Non-disclosure agreements about allegedly torrid events have been in the news very recently. These agreements, also known as confidentiality and invention assignment agreements, are standard parts of employment contracts. The terms of these agreements are intended to stop employees from sharing confidential information about the business, work product and other business information, even if they leave their employer.

These agreements usually have provisions prohibiting an employee from using or sharing confidential information for their own use or gain or for another’s benefit without the employer’s permission. When an employee is terminated or leaves the business, they must also return the company’s property and any confidential information.

Some agreements require an employee to disclose their own inventions and ideas to the company during their employment. The employer becomes the owner of this work product and can reap the profits from this assignment.

An employee is often prohibited from competing with their employer or performing services for a competitor when they are employed with this business. Although an employee may fully comply with these terms, the agreement may not be a guarantee of further employment. These agreements may last long after the employee’s last day of work. Many employment contracts contain non-competition agreements that last after their employment ends.

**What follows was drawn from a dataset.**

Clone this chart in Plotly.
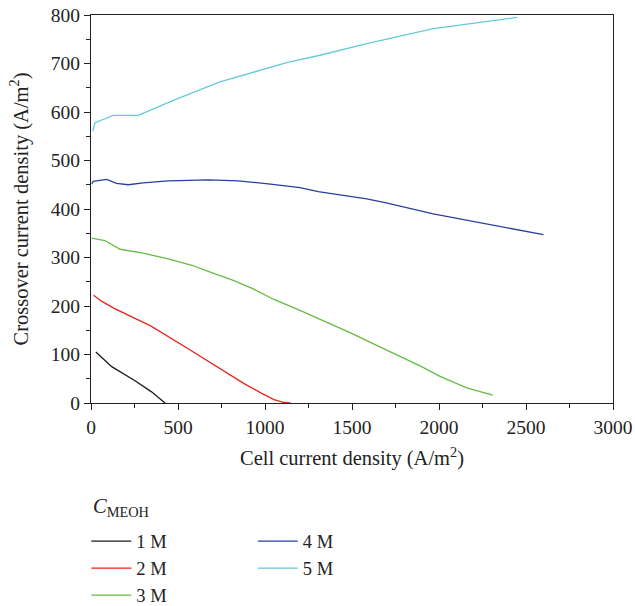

Invention assignment requirements may also continue after termination.

These agreements have been widely used by venture capitalists and business startups. A buyer of a business in a merger and acquisition transaction will also expect, as part of its due diligence, that all employees sign these agreements. These agreements may be complicated and various factors impact whether, where and how long they will be enforced. An attorney can help with reviewing these agreements and assuring that the terms are fair and reasonable.